Abstract: Iron ore pellets are an important refined product used as a raw material in steel manufacturing. In order to meet the requirements of the blast furnace process for steel production, the iron ore is upgraded in a number of steps including, among others, flotation. The induced hydrophobicity of the iron ore concentrate caused by adsorption of the flotation collector may affect the pellet strength both in wet and dry state. In order to minimize the influence of the collector on pellet properties it is important to understand the mechanism by which the collector interacts with iron oxides and what factors may affect this interaction.In this work, the adsorption of a commercial fatty acid type collector Atrac 1563 as well as four model compounds on synthetic iron oxides was studied in-situ using attenuated total reflectance Fourier transform infrared spectroscopy (ATR-FTIR).

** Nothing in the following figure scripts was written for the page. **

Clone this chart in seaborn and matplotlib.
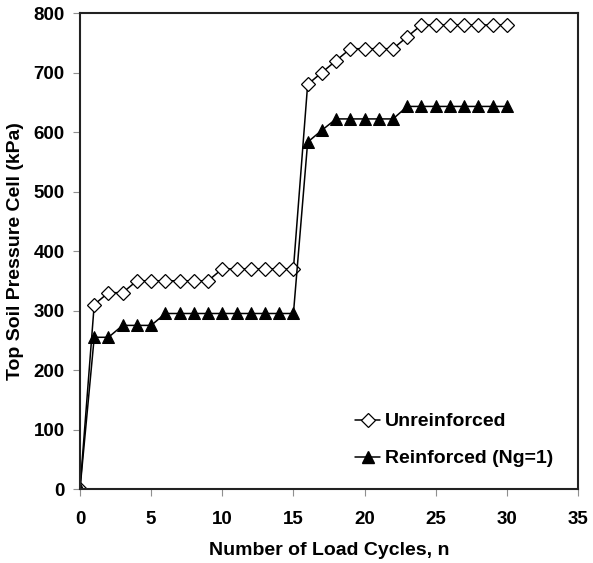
import matplotlib
matplotlib.use("Agg")
import matplotlib.pyplot as plt
from matplotlib.lines import Line2D
import seaborn as sns
import pandas as pd

# Load cycle number
cycles = list(range(0, 31))

# Top soil pressure cell readings (kPa)
unreinforced = [0, 310, 330, 330, 350, 350, 350, 350, 350, 350,
                370, 370, 370, 370, 370, 370, 680, 700, 720, 740,
                740, 740, 740, 760, 780, 780, 780, 780, 780, 780, 780]
reinforced = [0, 255, 255, 275, 275, 275, 295, 295, 295, 295,
              295, 295, 295, 295, 295, 295, 583, 603, 622, 622,
              622, 622, 622, 643, 643, 643, 643, 643, 643, 643, 643]

series_names = ["Unreinforced", "Reinforced (Ng=1)"]

x_ticks = [0, 5, 10, 15, 20, 25, 30, 35]
y_ticks = [0, 100, 200, 300, 400, 500, 600, 700, 800]

df = pd.DataFrame({
    "n": cycles * 2,
    "p": unreinforced + reinforced,
    "series": [series_names[0]] * len(cycles) + [series_names[1]] * len(cycles),
})

sns.set_theme(style="white")
plt.rcParams["font.family"] = ["Liberation Sans", "DejaVu Sans"]
plt.rcParams["font.weight"] = "bold"
plt.rcParams["text.color"] = "black"
plt.rcParams["axes.labelcolor"] = "black"
plt.rcParams["xtick.color"] = "black"
plt.rcParams["ytick.color"] = "black"

TICK_FS = 13.5
LABEL_FS = 14

fig = plt.figure(figsize=(5.93, 5.63), dpi=100)
ax = fig.add_axes([0.1349, 0.1314, 0.8398, 0.8455])

sns.lineplot(data=df, x="n", y="p", hue="series", style="series",
             markers={series_names[0]: "D", series_names[1]: "^"},
             dashes=False, palette=["black", "black"], linewidth=1.1,
             ax=ax, legend=False)

# Marker styling: open diamonds, filled triangles
lines = ax.get_lines()
lines[0].set_markerfacecolor("white")
lines[0].set_markeredgecolor("black")
lines[0].set_markersize(7)
lines[0].set_markeredgewidth(0.9)
lines[1].set_markerfacecolor("black")
lines[1].set_markeredgecolor("black")
lines[1].set_markersize(9)

ax.set_xlim(0, 35)
ax.set_ylim(0, 800)
ax.set_xticks(x_ticks)
ax.set_yticks(y_ticks)
ax.set_xticklabels([str(t) for t in x_ticks], fontsize=TICK_FS, fontweight="bold", color="black")
ax.set_yticklabels([str(t) for t in y_ticks], fontsize=TICK_FS, fontweight="bold", color="black")
ax.tick_params(axis="both", direction="out", length=5, width=0.8,
               color="#909090", bottom=True, left=True)
ax.tick_params(axis="x", pad=11)
ax.tick_params(axis="y", pad=6)

ax.set_xlabel("Number of Load Cycles, n", fontsize=LABEL_FS, fontweight="bold",
              color="black", labelpad=10)
ax.set_ylabel("Top Soil Pressure Cell (kPa)", fontsize=LABEL_FS, fontweight="bold",
              color="black", labelpad=7)

for side in ["left", "right", "top", "bottom"]:
    ax.spines[side].set_visible(True)
    ax.spines[side].set_color("#222222")
    ax.spines[side].set_linewidth(1.5)

# Legend entries matching the drawn series
handles = [
    Line2D([], [], color="black", lw=1.1, marker="D", markersize=7,
           markerfacecolor="white", markeredgecolor="black", markeredgewidth=0.9),
    Line2D([], [], color="black", lw=1.1, marker="^", markersize=9,
           markerfacecolor="black", markeredgecolor="black"),
]
leg = ax.legend(handles, series_names, loc="lower right", frameon=False,
                prop={"size": LABEL_FS, "weight": "bold"}, handlelength=1.3,
                handletextpad=0.25, labelspacing=1.0, borderaxespad=0,
                bbox_to_anchor=(0.966, 0.029))
for t in leg.get_texts():
    t.set_color("black")

ax.set_facecolor("white")
fig.patch.set_facecolor("white")
fig.savefig("out.png", dpi=100)
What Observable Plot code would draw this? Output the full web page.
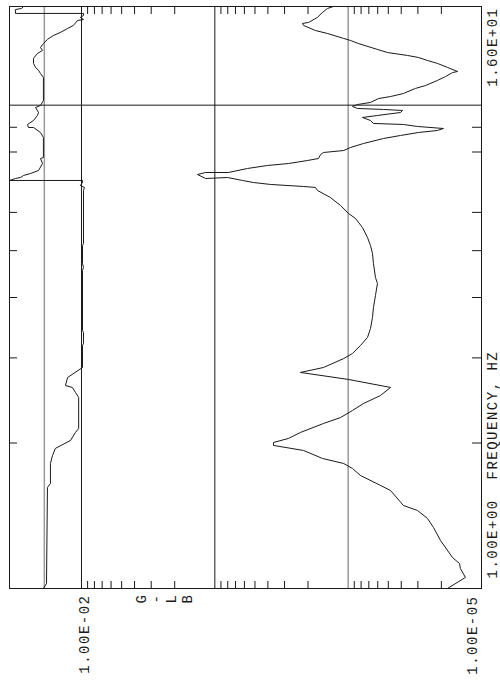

The effect of collector concentration, ionic strength, calcium ions and sodium silicate on the collector adsorption was investigated. The mechanism of adsorption of anionic collectors on iron oxides at pH values above the point of zero charge was found to be similar to that of non-ionic collectors. At pH values above the point of zero charge, sodium cations were found to increase collector adsorption on magnetite by reducing electrostatic repulsion while negatively charged silicate species were shown to reduce collector adsorption by blocking magnetite surface sites. Calcium ions were found to significantly enhance the adsorption and possibly induce precipitation of the collector on magnetite even in the presence of sodium silicate suggesting that a high concentration of calcium in the process water could possibly enhance the contamination of the iron ore with the flotation collector, which has been previously shown to have a negative effect on both flotation and pelletization processes.